BUILDING A BEAR "LOWDOWN".

To get back to my story, Charley and I did fairly well in catching mink and marten, but the bear had either migrated or gone into winter quarters. The coon had also gone into winter quarters. The snow was getting quite deep as it was now past the middle of November, and it now proved to be my luck to be left alone in camp. One night when we were coming to camp, we had to cross a stream on a small tree which had fallen across the creek. There were several inches of snow on the log and Charley was carrying a small deer on his back. I was behind him carrying the guns. Charley worked his way carefully across the log but just as he was about to step off the log on the opposite bank he slipped and fell striking his left leg across the log, breaking the bone just above the ankle joint. Fortunately we were only a short distance from camp so that Charley hobbled to camp, using his gun for a crutch.

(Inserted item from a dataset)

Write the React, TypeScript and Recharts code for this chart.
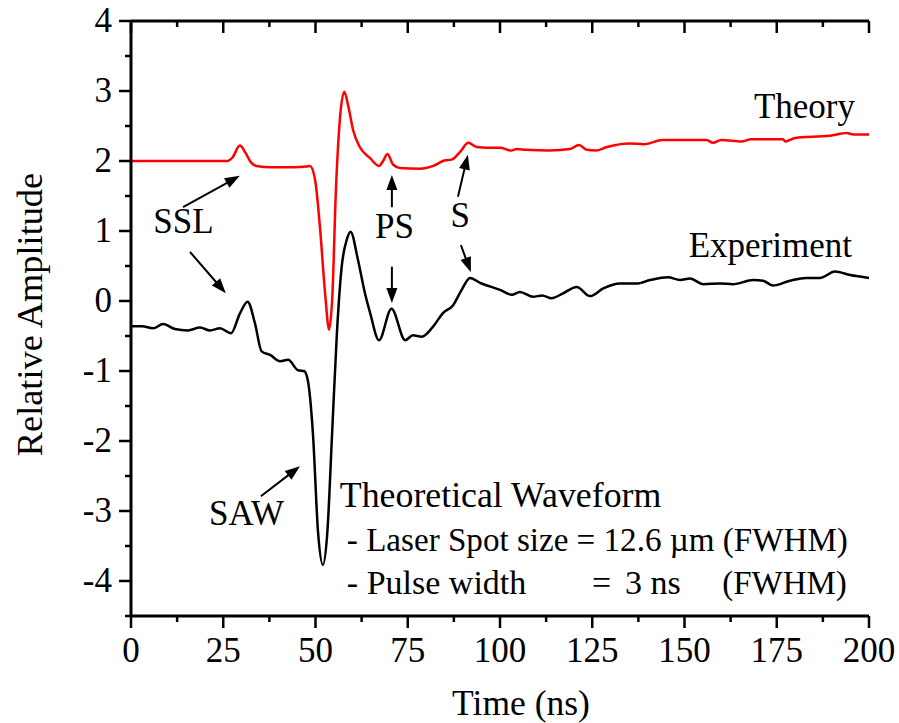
import React from 'react';
import { LineChart, Line, XAxis, YAxis, ReferenceDot, ReferenceLine } from 'recharts';

const FONT = "Liberation Serif";

// Theory waveform (red), offset +2
const theoryTime = [0, 26, 27.5, 29.5, 31, 32.5, 34, 38, 44, 47.5, 48.5, 49.9, 51.2, 52.6, 53.7, 54.6, 55.5, 56.6, 57.8, 58.9, 60.2, 62, 64.8, 67.2, 68.3, 69.5, 71, 72.9, 78.3, 81.9, 85.1, 86.9, 89.2, 91.4, 93.7, 96.4, 100, 103, 104.5, 107, 113.5, 119, 121.4, 123.5, 126, 129, 135, 139, 144, 156, 157.7, 160, 165.6, 168, 176.7, 177.3, 180, 189.4, 194, 195.8, 200];
const theoryAmp = [2, 2, 2.05, 2.22, 2.12, 1.98, 1.93, 1.91, 1.91, 1.92, 1.93, 1.73, 1.06, 0.11, -0.41, 0.11, 1.54, 2.59, 2.99, 2.78, 2.44, 2.2, 2.04, 1.93, 2.0, 2.1, 1.95, 1.9, 1.89, 1.93, 2.01, 2.02, 2.13, 2.26, 2.2, 2.19, 2.19, 2.15, 2.17, 2.16, 2.15, 2.17, 2.23, 2.16, 2.15, 2.2, 2.25, 2.24, 2.3, 2.3, 2.26, 2.3, 2.28, 2.31, 2.31, 2.28, 2.33, 2.36, 2.4, 2.38, 2.38];

// Experiment waveform (black)
const experimentTime = [0, 3, 6, 8.7, 11.9, 15.4, 18.7, 21.4, 24.1, 27.1, 29.5, 31.6, 33.6, 35.4, 37.7, 40.4, 42.6, 45.3, 46.9, 47.9, 49.3, 50.7, 52, 53.2, 54.5, 55.8, 57.1, 58.5, 59.5, 61.5, 63.4, 64.8, 67.2, 70.6, 74.3, 76.4, 78.8, 81.8, 84.6, 87.3, 89.6, 91.9, 94.6, 100, 103.2, 105.4, 109, 111.4, 114, 117.1, 120.8, 124.4, 128, 132.5, 137, 140.7, 145.5, 148.8, 151.5, 155.1, 159.6, 163.1, 168.6, 171.3, 174, 178.6, 183, 186.7, 190.8, 194.9, 200];
const experimentAmp = [-0.36, -0.36, -0.39, -0.33, -0.4, -0.42, -0.38, -0.42, -0.39, -0.46, -0.18, -0.01, -0.32, -0.72, -0.77, -0.86, -0.84, -0.99, -1.0, -1.13, -1.89, -3.31, -3.77, -3.31, -1.89, -0.46, 0.49, 0.88, 0.99, 0.59, 0.11, -0.17, -0.56, -0.11, -0.56, -0.49, -0.51, -0.37, -0.17, -0.06, 0.16, 0.33, 0.26, 0.16, 0.09, 0.13, 0.06, 0.08, 0.04, 0.11, 0.2, 0.07, 0.18, 0.25, 0.25, 0.3, 0.34, 0.3, 0.32, 0.24, 0.25, 0.24, 0.3, 0.29, 0.22, 0.29, 0.33, 0.33, 0.42, 0.37, 0.33];

const xMajorTicks = [0, 25, 50, 75, 100, 125, 150, 175, 200];
const xMinorTicks = [12.5, 37.5, 62.5, 87.5, 112.5, 137.5, 162.5, 187.5];
const yMajorTicks = [-4, -3, -2, -1, 0, 1, 2, 3, 4];
const yMinorTicks = [-4.5, -3.5, -2.5, -1.5, -0.5, 0.5, 1.5, 2.5, 3.5];

const xAllTicks = [...xMajorTicks, ...xMinorTicks].sort((a, b) => a - b);
const yAllTicks = [...yMajorTicks, ...yMinorTicks].sort((a, b) => a - b);

const theoryData = theoryTime.map((t, i) => ({ t, amp: theoryAmp[i] }));
const experimentData = experimentTime.map((t, i) => ({ t, amp: experimentAmp[i] }));

// Annotation texts: [label, t, amp, anchor, fontSize, textLength(0 = natural)]
const annotations: [string, number, number, string, number, number][] = [
  ['Theory', 196.2, 2.61, 'end', 35, 0],
  ['Experiment', 195.4, 0.63, 'end', 35, 0],
  ['SSL', 14.2, 0.97, 'middle', 35, 0],
  ['PS', 71.4, 0.9, 'middle', 35, 0],
  ['S', 89.2, 1.06, 'middle', 35, 0],
  ['SAW', 31.3, -3.2, 'middle', 35, 0],
  ['Theoretical Waveform', 56.6, -2.94, 'start', 35.8, 0],
  ['- Laser Spot size = 12.6 \u00B5m (FWHM)', 58.5, -3.57, 'start', 34, 501],
  ['- Pulse width', 58.5, -4.19, 'start', 34, 0],
  ['=', 124.9, -4.19, 'start', 34, 0],
  ['3 ns', 133.9, -4.19, 'start', 34, 0],
  ['(FWHM)', 194.0, -4.19, 'end', 33, 0],
];

// Arrows: [t1, a1, t2, a2] (tail -> head)
const arrows: [number, number, number, number][] = [
  [14.1, 1.34, 29.5, 1.79],
  [16, 0.7, 25.7, 0.11],
  [70.7, 1.34, 70.7, 1.8],
  [70.7, 0.49, 70.7, -0.03],
  [88.6, 1.49, 91.3, 2.09],
  [89.4, 0.8, 92.1, 0.41],
  [35.2, -2.79, 45.8, -2.36],
];

const AX = 2.5;
const textStyle: React.CSSProperties = { fontFamily: FONT, fontSize: 35, fill: '#000', whiteSpace: 'pre' };

const BottomTick = (props: any) => {
  const { x, y, payload } = props;
  const v = payload.value;
  const major = xMajorTicks.includes(v);
  return (
    <g>
      <line x1={x} y1={y} x2={x} y2={y + (major ? 12 : 6)} stroke="#000" strokeWidth={AX} />
      {major && (
        <text x={x} y={y + 46} textAnchor="middle" style={textStyle}>
          {v}
        </text>
      )}
    </g>
  );
};

const LeftTick = (props: any) => {
  const { x, y, payload } = props;
  const v = payload.value;
  const major = yMajorTicks.includes(v);
  return (
    <g>
      <line x1={x} y1={y} x2={x - (major ? 12 : 6)} y2={y} stroke="#000" strokeWidth={AX} />
      {major && (
        <text x={x - 19} y={y + 11} textAnchor="end" style={textStyle}>
          {String(v)}
        </text>
      )}
    </g>
  );
};

const RightTick = (props: any) => {
  const { x, y, payload } = props;
  const major = yMajorTicks.includes(payload.value);
  return <line x1={x} y1={y} x2={x - (major ? 12 : 6)} y2={y} stroke="#000" strokeWidth={AX} />;
};

const ArrowShape = (p: any) => {
  const { x1, y1, x2, y2 } = p;
  const dx = x2 - x1;
  const dy = y2 - y1;
  const len = Math.sqrt(dx * dx + dy * dy) || 1;
  const ux = dx / len;
  const uy = dy / len;
  const hl = 15;
  const hw = 5.5;
  const bx = x2 - ux * hl;
  const by = y2 - uy * hl;
  const pts = `${x2},${y2} ${bx - uy * hw},${by + ux * hw} ${bx + uy * hw},${by - ux * hw}`;
  return (
    <g>
      <line x1={x1} y1={y1} x2={bx + ux * 2} y2={by + uy * 2} stroke="#000" strokeWidth={2} />
      <polygon points={pts} fill="#000" />
    </g>
  );
};

export default function App() {
  return (
    <div style={{ position: 'absolute', left: 0, top: 0, background: '#fff' }}>
      <LineChart width={899} height={723} margin={{ top: 21, right: 30, bottom: 47, left: 0 }}>
        <XAxis
          dataKey="t"
          type="number"
          domain={[0, 200]}
          ticks={xAllTicks}
          interval={0}
          allowDataOverflow
          height={60}
          tickSize={0}
          tickMargin={0}
          tickLine={false}
          axisLine={{ stroke: '#000', strokeWidth: 3 }}
          tick={<BottomTick />}
          label={{
            content: (lp: any) => {
              const vb = lp.viewBox || { x: 131, y: 616, width: 738 };
              return (
                <text x={vb.x + vb.width / 2 + 21} y={vb.y + 99} textAnchor="middle" style={{ ...textStyle, fontSize: 35.5 }}>
                  Time (ns)
                </text>
              );
            },
          }}
        />
        <YAxis
          type="number"
          domain={[-4.5, 4]}
          ticks={yAllTicks}
          interval={0}
          allowDataOverflow
          width={131}
          tickSize={0}
          tickMargin={0}
          tickLine={false}
          axisLine={{ stroke: '#000', strokeWidth: 3 }}
          tick={<LeftTick />}
          label={{
            content: (lp: any) => {
              const vb = lp.viewBox || { x: 0, y: 21, width: 131, height: 595 };
              const cx = 42;
              const cy = vb.y + vb.height / 2 - 4;
              return (
                <text x={cx} y={cy} transform={`rotate(-90 ${cx} ${cy})`} textAnchor="middle" style={{ ...textStyle, fontSize: 36.3 }}>
                  Relative Amplitude
                </text>
              );
            },
          }}
        />
        <YAxis
          yAxisId="right"
          orientation="right"
          type="number"
          domain={[-4.5, 4]}
          ticks={yAllTicks}
          interval={0}
          allowDataOverflow
          width={0}
          tickSize={0}
          tickMargin={0}
          tickLine={false}
          axisLine={{ stroke: '#000', strokeWidth: 3 }}
          tick={<RightTick />}
        />
        <ReferenceLine y={4} stroke="#000" strokeWidth={3} ifOverflow="visible" />
        {xAllTicks.map((t) => (
          <ReferenceDot
            key={'tt' + t}
            x={t}
            y={4}
            r={0}
            ifOverflow="visible"
            shape={(p: any) => (
              <line x1={p.cx} y1={p.cy} x2={p.cx} y2={p.cy + (xMajorTicks.includes(t) ? 12 : 6)} stroke="#000" strokeWidth={AX} />
            )}
          />
        ))}
        <Line data={theoryData} dataKey="amp" type="monotone" stroke="#ff0000" strokeWidth={2.5} dot={false} activeDot={false} isAnimationActive={false} />
        <Line data={experimentData} dataKey="amp" type="monotone" stroke="#000000" strokeWidth={2.5} dot={false} activeDot={false} isAnimationActive={false} />
        {arrows.map((a, i) => (
          <ReferenceLine
            key={'arr' + i}
            segment={[{ x: a[0], y: a[1] }, { x: a[2], y: a[3] }]}
            ifOverflow="visible"
            shape={(p: any) => <ArrowShape {...p} />}
          />
        ))}
        {annotations.map((a, i) => (
          <ReferenceDot
            key={'txt' + i}
            x={a[1]}
            y={a[2]}
            r={0}
            ifOverflow="visible"
            shape={(p: any) => (
              <text
                x={p.cx}
                y={p.cy}
                textAnchor={a[3] as any}
                style={{ ...textStyle, fontSize: a[4] }}
                {...(a[5] ? { textLength: a[5], lengthAdjust: 'spacingAndGlyphs' } : {})}
              >
                {a[0]}
              </text>
            )}
          />
        ))}
      </LineChart>
    </div>
  );
}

When we got in camp it did not take long to see that the bone was broken. I fixed wood, water and food as convenient as possible for Charley and took a lantern, a lunch in my pocket and started for Alpena, reaching there shortly after daylight the next morning. Engaging a team without any delay we started back to camp. Reaching camp about three o'clock in the afternoon, we found Charley quite comfortable and feeling quite chipper under the circumstances. While the team was eating we fixed both blankets on the straw and a mattress which we had brought for the purpose from town, and fixed things as comfortable as we could. We were soon on our way back to town, which we reached about midnight. The next morning the doctor set the broken limb with but little difficulty.